The first thing that grabs you is the lead singer, Tiny Isaac Hacke, sounds a lot like Jonne Järvelä of Korpiklaani. This works well for this style of music, as the raspy delivery sounds like he just spent a month at sea, and has been drinking nothing but cheap rum and rainwater the entire time.
Musically, the band follows the Alestorm formula with heavy keyboard leads, and the other instruments providing the backing rhythm. The album opens with the rousing Captain’s Pride which tells the story of a captain’s quest. There is a driving rhythm throughout the song, with slower time changes coming in and out throughout its near-six-minute duration.
Crack Jenny’s Teacup is the obligatory drinking and sing-along song, encouraging you to constantly shout "Take… A… Drink!" Overall, it’s a fast, fun song.
Destiny slows things down a bit. It has a dirge-like feel to it, although the lyrics are quite misogynistic, practically encouraging assault and rape. I guess we are talking about pirates, though, so it’s not really too much of a stretch.
The last original song and title track, Beergasm, is unfortunately the weakest track on the album. It can’t decide if it wants to be a slow song or an epic power metal anthem and ends up just sounding flat and directionless.
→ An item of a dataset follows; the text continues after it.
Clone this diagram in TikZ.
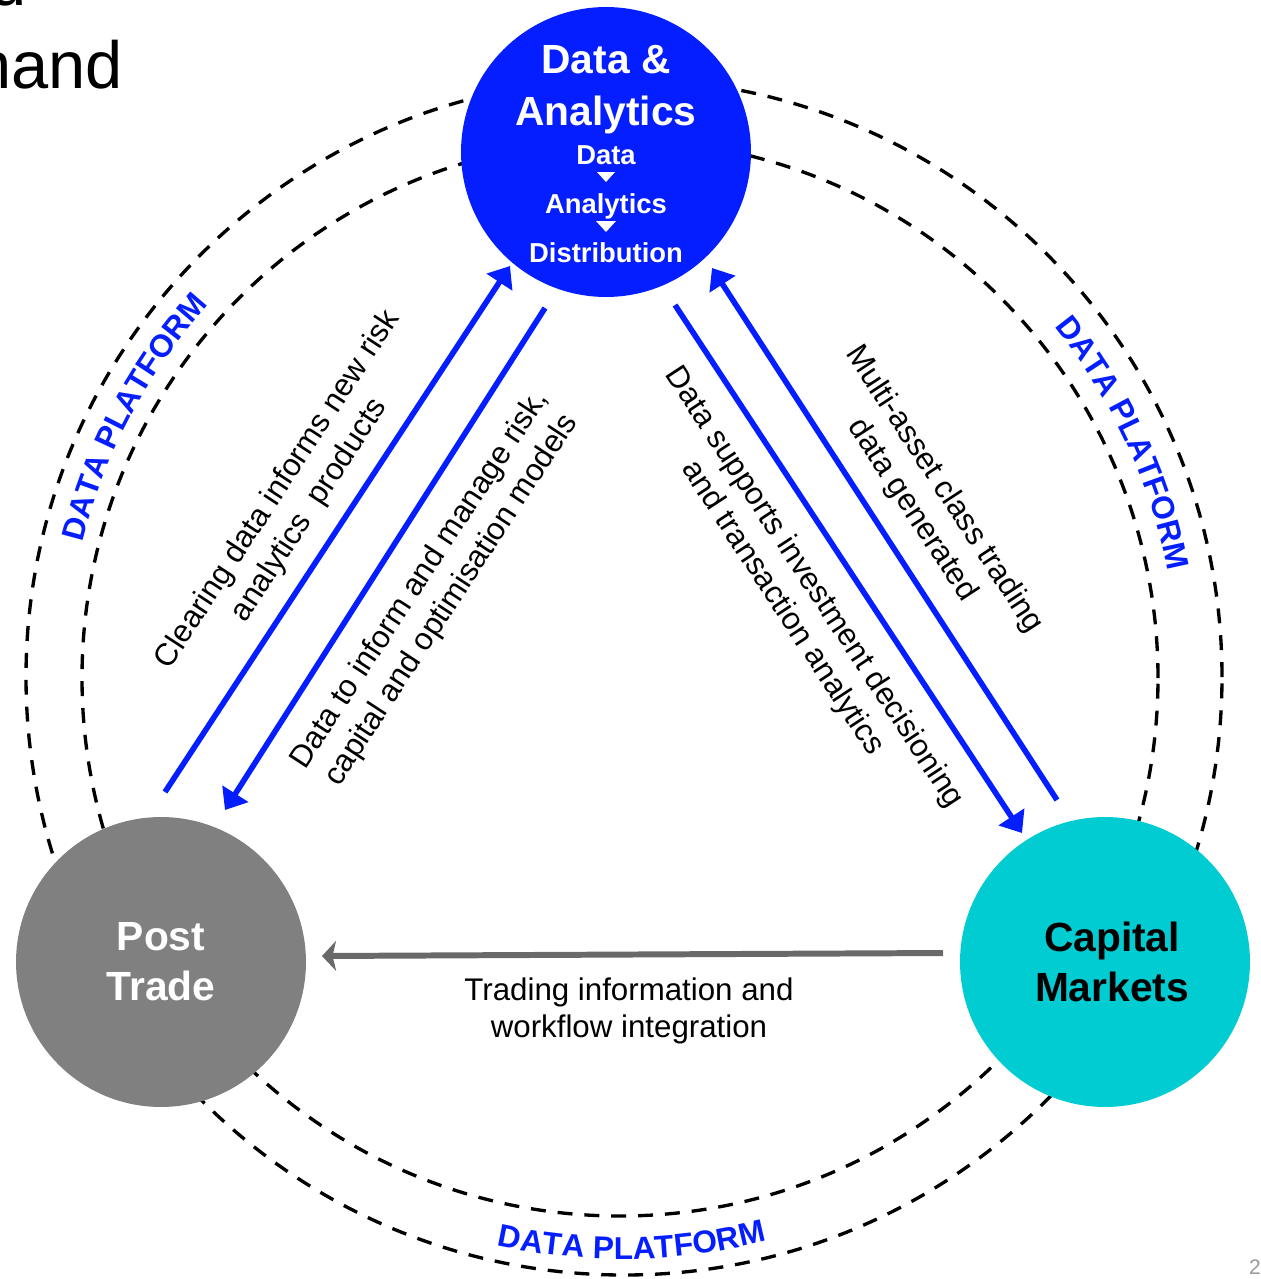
\documentclass[tikz,border=0pt]{standalone}
\usepackage{fontspec}
\setmainfont{Liberation Sans}
\usetikzlibrary{arrows.meta,decorations.text}

\definecolor{dablue}{RGB}{5,30,255}
\definecolor{cmteal}{RGB}{0,204,210}
\definecolor{ptgray}{RGB}{128,128,128}
\definecolor{flowgray}{RGB}{105,105,105}

\tikzset{
  hub/.style={circle, minimum size=5.8cm, inner sep=0pt, align=center,
    font=\fontsize{23.2}{28.3}\selectfont\bfseries},
  hubtitle/.style={anchor=base, inner sep=0pt, text=white,
    font=\fontsize{23.2}{28}\selectfont\bfseries},
  hubstep/.style={anchor=base, inner sep=0pt, text=white,
    font=\fontsize{15.6}{18}\selectfont\bfseries},
  ring/.style={dash pattern=on 8.5pt off 6.8pt, line width=1.9pt},
  bluearrow/.style={dablue, line width=3.2pt, -{Triangle[length=11pt,width=17pt]}},
  grayarrow/.style={flowgray, line width=3.4pt, -{Stealth[length=8pt,width=17pt,inset=2pt]}},
  flowlabel/.style={align=center, font=\fontsize{17.8}{21.5}\selectfont},
  dplabel/.style={decorate, decoration={text along path, text align=center,
    text={|\fontsize{18}{21}\selectfont\bfseries\color{dablue}|DATA PLATFORM}}}
}

\begin{document}
\begin{tikzpicture}[x=0.02cm, y=0.02cm]
\useasboundingbox (0,0) rectangle (1261,-1279);
\clip (0,0) rectangle (1261,-1279);

% title, cut off by the page edge
\node[anchor=base east, inner sep=0pt, font=\fontsize{38}{46}\selectfont] (titlea) at (27,-5) {d};
\node[anchor=base east, inner sep=0pt, font=\fontsize{38}{46}\selectfont] (titleb) at (123,-88) {hand};

% platform rings
\draw[ring] (624,-677) circle[radius=598];
\draw[ring] (620,-678) circle[radius=538];

\path[dplabel] (622,-677) ++(172:556) arc[start angle=172, end angle=132, radius=556];
\path[dplabel] (622,-677) ++(45:556) arc[start angle=45, end angle=5, radius=556];
\path[dplabel] (622,-677) ++(-109:582) arc[start angle=-109, end angle=-69, radius=582];

% hubs
\node[hub, fill=dablue] (da) at (606,-152) {};
\node[hub, fill=ptgray, text=white] (pt) at (161,-962) {Post\\Trade};
\node[hub, fill=cmteal] (cm) at (1105,-962) {\hspace*{8pt}Capital\\\hspace*{8pt}Markets};

\node[hubtitle] (datitlea) at (606,-73) {Data \&};
\node[hubtitle] (datitleb) at (606,-125) {Analytics};
\node[hubstep] (dastepa) at (606,-164) {Data};
\node[hubstep] (dastepb) at (606,-213) {Analytics};
\node[hubstep] (dastepc) at (606,-262) {Distribution};
\fill[white] (597,-172) -- (615,-172) -- (606,-182) -- cycle;
\fill[white] (596,-221) -- (616,-221) -- (606,-232) -- cycle;

% flows
\coordinate (clrS) at (165,-792);
\coordinate (clrE) at (510,-266);
\coordinate (riskS) at (545,-308);
\coordinate (riskE) at (225,-810);
\coordinate (invS) at (675,-305);
\coordinate (invE) at (1022,-833);
\coordinate (trdS) at (1057,-800);
\coordinate (trdE) at (712,-268);
\coordinate (wfS) at (943,-953);
\coordinate (wfE) at (322,-956);

\draw[bluearrow] (clrS) -- (clrE);
\draw[bluearrow] (riskS) -- (riskE);
\draw[bluearrow] (invS) -- (invE);
\draw[bluearrow] (trdS) -- (trdE);
\draw[grayarrow] (wfS) -- (wfE);

\node[flowlabel, rotate=56.8] (clrlbl) at (294,-500) {Clearing data informs new risk\\analytics\ \ products};
\node[flowlabel, rotate=56.8] (risklbl) at (436,-590) {Data to inform and manage risk,\\capital and optimisation models};
\node[flowlabel, rotate=-56.8] (invlbl) at (798,-598) {Data supports investment decisioning\\and transaction analytics};
\node[flowlabel, rotate=-56.8] (trdlbl) at (928,-500) {Multi-asset class trading\\data generated};
\node[flowlabel] (wflbl) at (629,-1011) {Trading information and\\workflow integration};

\node[text=gray!80, font=\fontsize{12}{14}\selectfont] (pgno) at (1255,-1267) {2};

\end{tikzpicture}
\end{document}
The album closes with a cover of the aforementioned Alestorm’s Keelhauled. Code of Nelson’s Folly put their own spin on it, with a slow, acoustic intro before jumping in full-speed. Other embellishments keep this from being just a straight cover, which is the right way to do it.
Overall, the Croats have created a worthy entry into the pirate metal category. While it sounds a bit too much like Alestorm in places, for a self-produced first effort, it’s fairly solid, and I’m interested to see where they go on subsequent releases.